(1924–1943)
Maurice Korzec was born on April 9, 1924, in Herserange, in the Moselle department. His family, of Polish Jewish origin, moved to Paris, where they settled in the 19th arrondissement.
In 1939, at the age of 15, he began an apprenticeship at the ORT (Organization for Reconstruction and Work), a Jewish educational and training institution. He then found a job at an aircraft factory.
Refusing to work for the occupying forces, he left for Marseille in 1941—in the so-called “free zone”—and became a tailor at a clothing factory.
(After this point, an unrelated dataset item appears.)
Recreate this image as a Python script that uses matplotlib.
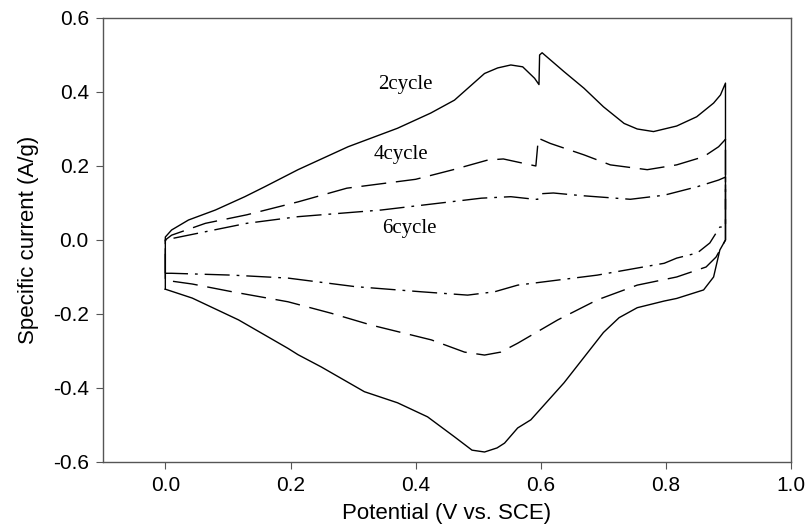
import numpy as np
import matplotlib.pyplot as plt

# cyclic voltammograms, potential (V vs. SCE) and specific current (A/g)
pot_2 = [0.0, 0.0, 0.01, 0.037, 0.08, 0.127, 0.159, 0.212, 0.292, 0.371, 0.424, 0.462,
         0.49, 0.51, 0.531, 0.552, 0.571, 0.59, 0.597, 0.598, 0.602, 0.637, 0.669, 0.70,
         0.733, 0.754, 0.78, 0.817, 0.849, 0.876, 0.887, 0.895, 0.895, 0.886, 0.876, 0.86,
         0.817, 0.797, 0.754, 0.725, 0.70, 0.637, 0.584, 0.563, 0.542, 0.53, 0.51, 0.49,
         0.462, 0.419, 0.371, 0.318, 0.249, 0.212, 0.196, 0.117, 0.043, 0.0]
cur_2 = [-0.133, 0.008, 0.027, 0.054, 0.081, 0.117, 0.144, 0.190, 0.252, 0.302, 0.343, 0.378,
         0.42, 0.45, 0.465, 0.473, 0.468, 0.437, 0.42, 0.50, 0.506, 0.455, 0.41, 0.36,
         0.315, 0.30, 0.293, 0.308, 0.333, 0.37, 0.392, 0.424, 0.0, -0.027, -0.10, -0.135,
         -0.158, -0.165, -0.183, -0.21, -0.25, -0.386, -0.486, -0.508, -0.549, -0.562, -0.573, -0.568,
         -0.532, -0.478, -0.44, -0.41, -0.343, -0.31, -0.293, -0.216, -0.157, -0.133]

pot_4 = [0.0, 0.0, 0.01, 0.064, 0.13, 0.212, 0.29, 0.40, 0.46, 0.515, 0.54, 0.57, 0.592,
         0.596, 0.615, 0.669, 0.711, 0.77, 0.817, 0.86, 0.884, 0.895, 0.895, 0.88, 0.864,
         0.817, 0.754, 0.69, 0.627, 0.563, 0.536, 0.51, 0.478, 0.425, 0.329, 0.265, 0.196,
         0.107, 0.043, 0.005, 0.0]
cur_4 = [-0.105, 0.0, 0.013, 0.045, 0.068, 0.103, 0.14, 0.164, 0.19, 0.216, 0.219, 0.208, 0.20,
         0.275, 0.261, 0.23, 0.203, 0.19, 0.203, 0.225, 0.252, 0.272, 0.0, -0.046, -0.073,
         -0.10, -0.122, -0.162, -0.216, -0.279, -0.303, -0.311, -0.303, -0.27, -0.23, -0.198, -0.167,
         -0.14, -0.119, -0.11, -0.105]

pot_6 = [0.0, 0.0, 0.005, 0.13, 0.212, 0.345, 0.505, 0.552, 0.59, 0.595, 0.60, 0.62, 0.664,
         0.743, 0.797, 0.85, 0.884, 0.895, 0.895, 0.886, 0.87, 0.85, 0.817, 0.797, 0.69,
         0.563, 0.526, 0.483, 0.409, 0.303, 0.196, 0.107, 0.01, 0.0]
cur_6 = [-0.09, 0.0, 0.002, 0.045, 0.063, 0.081, 0.113, 0.117, 0.11, 0.11, 0.125, 0.127, 0.12,
         0.11, 0.121, 0.144, 0.162, 0.17, 0.035, 0.035, -0.008, -0.035, -0.049, -0.063, -0.095,
         -0.122, -0.14, -0.149, -0.14, -0.126, -0.103, -0.095, -0.09, -0.09]

labels = ["2cycle", "4cycle", "6cycle"]
label_pos = [(0.383, 0.419), (0.376, 0.23), (0.39, 0.032)]

fig = plt.figure(figsize=(8.09, 5.32), dpi=100)
ax = fig.add_axes([0.127, 0.1316, 0.851, 0.8346])

ax.plot(pot_2, cur_2, color="black", lw=1.0, linestyle="-")
ax.plot(pot_4, cur_4, color="black", lw=1.0, linestyle=(0, (18, 7)))
ax.plot(pot_6, cur_6, color="black", lw=1.0, linestyle=(0, (18, 5, 2, 5)))

for txt, (x, y) in zip(labels, label_pos):
    ax.text(x, y, txt, ha="center", va="center", fontsize=15, family="Liberation Serif")

ax.set_xlim(-0.1, 1.0)
ax.set_ylim(-0.6, 0.6)
ax.set_xticks(np.arange(0.0, 1.01, 0.2))
ax.set_yticks(np.arange(-0.6, 0.61, 0.2))
ax.xaxis.set_major_formatter(plt.FormatStrFormatter("%.1f"))
ax.yaxis.set_major_formatter(plt.FormatStrFormatter("%.1f"))

for s in ax.spines.values():
    s.set_color("#555555")
    s.set_linewidth(1.0)
ax.tick_params(direction="out", length=5, width=0.8, color="#555555",
               labelsize=15, pad=5, top=False, right=False)
for lab in ax.get_xticklabels() + ax.get_yticklabels():
    lab.set_family("Liberation Sans")

ax.set_xlabel("Potential (V vs. SCE)", fontsize=16, family="Liberation Sans", labelpad=6)
ax.set_ylabel("Specific current (A/g)", fontsize=16, family="Liberation Sans", labelpad=10)

fig.savefig("out.png", dpi=100)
A labor activist, he was also a member of the clandestine Communist Youth. In November 1942, after the Germans entered the southern zone, he took part in numerous attacks alongside the Marseille Resistance fighters.
On March 1, 1943, he joined the Marat detachment (FTP-M.O.I.), where he was appointed leader of a group and took part in numerous operations: bombing a German barracks, blowing up seven transformers, destroying six locomotives, and blowing up 12 tank cars at the Arenc train station…
To carry out all these actions, he often disguises himself as a street sweeper, a railroad worker, or a girl…
On June 5, 1943, he and two comrades threw a bomb into a movie theater that had been requisitioned for German soldiers. Wounded, he was arrested under the alias Henri Marcellin, tortured for two months, and then transferred to Fort Montluc in Lyon. Sentenced to death by a German court, he was executed by firing squad on September 13, 1943, at the age of 19.
The Marat FTP-M.O.I. detachment was then renamed the Maurice Korzec Company.
A plaque at Marseille City Hall commemorates that “Maurice Korzec and Marcel Bonin attacked the Germans and gave their lives so that France might live on.” On a monument at the top of the Canebière, a plaque commemorates the young Resistance fighter: “The UJRE in memory of their comrade-in-arms, Maurice Korzec.”
References:
— Diamant David, 1984, Heroic Fighters and Martyrs of the Resistance. Published by Renouveau.